The two items data and labels are essential for the operation of PRTools. If data is neglected (data = []) an empty dataset is defined. If labels is not supplied the objects remain unlabeled. In case just a part of the objects have no labels the corresponding entry of labels should contain a NaN for numeric labels or an empty string ('') in case of string labels.

Various items can be stored in a dataset. A full list can be found be converting a dataset variable into a structure.

All fields have a corresponding set-command (e.g. setdata) to store it and a get-command (e.g. getdata) to retrieve it. Users are discouraged to use the '.'-constructs (e.g. a.files) as it will not guarantee consistency with other fields. In some cases not the exact fields are retrieved but some derived data. In the table more information is given.

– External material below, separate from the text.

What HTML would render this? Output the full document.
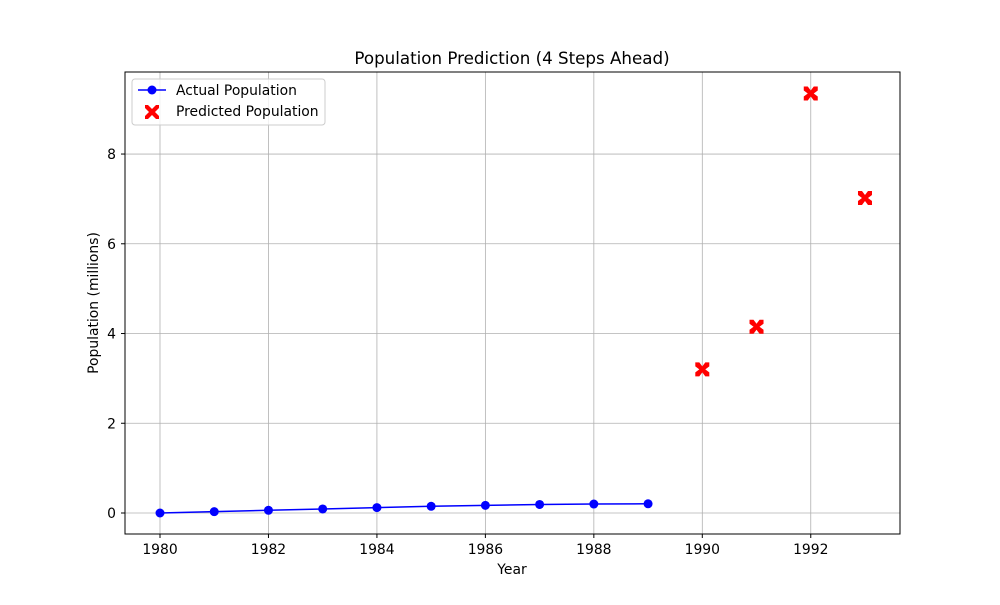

> The fields of the dataset structure
`data`	This is the main field, storing the data as it is supplied by calling the `dataset` constructor or by `setdata`. The size of dataset, the number of objects (`m`) by the number of features (`k`) is derived from `data`.
`lablist`	This is a cell array that encodes the class names derived from the objects labels. Datasets can have multiple sets of labels for their objects of which just one is active, multi-labeling. The `lablist` field stores the necessary administration. The active set of labels can be retrieved by the commands `classnames` and `getlablist`. See also the following nlab item.
`nlab`	The labels supplied in the `dataset` definition are summarized by `lablist` and `nlab`. `lablist` contains the unique labels (class names) and `nlab` is an index vector for `lablist`. Its values range between 1 and the total number of classes (size of `lablist`). Entries in `nlab` for objects that are unlabeled are set to 0 (zero). The `setnlab` command should be treated with care as it changes the labeling of the dataset.
`labtype`	The labeling type (crisp, soft or targets, see above) is stored here. `setlabtype` changes the label type, but may also change nlab and lablist fields. The conversion rules are described elsewhere.
`featlab`	The feature labels are strings or numbers and are used by `PRTools` (if given) to annotate plots.
`featdom`	Here feature domains are stored. If these fields are set tests are performed whenever the values in the `data` field changes to check whether the new data is within the supplied domains.
`prior`	Classes in a dataset may have prior probabilities. These are used in density based classifiers, in error evaluation by `testc` and on some other places. If not set, the prior field is empty and when prior probabilities are needed the class frequencies in the dataset are taken.
`cost`	In this field a cost matrix can be stored for performance evaluation and procedures that explicitly minimize classification costs. Unless explicitly mentioned `PRTools` neglects this field.
`objsize`	The object size is the number of rows (objects) in the data field. It is retrieved by the `size` and `getsize` commands (`getsize` may return the number of classes as well). Although the routines `getobjsize` and `setobjsize` exist, users are discouraged to use them except in relation with image handling.
`featsize`	The feature size is the number of columns (features) in the data field. It is retrieved by the `size` and `getsize` commands (`getsize` retrieves the number of classes as well). Although the routines `getfeatsize` and `setfeatsize` exist, users are discouraged to use them except in relation with image handling.
`ident`	In subfields of the ident field various object identifiers can be stored. One field is always available: `ident`. Unless changed by the user it contains the object indices at creation of the dataset. Every ident subfield stores vectors or arrays of doubles, strings or cells with as many rows as there are objects in the dataset.
`version`	At creation of the dataset `PRTools` stores here its version and the date.
`name`	The user may supply a name here. It is displayed in the command window when a command returning a dataset is executed without a semicolon. The dataset name may also be used for annotating plots.
`user`	In this field the user can add and retrieve any additional annotation for the dataset in its entirety.

When datasets are changed, e.g. by a transformation of the data, or by taking a subset of features or objects, all relevant information is copied, including the name and user field.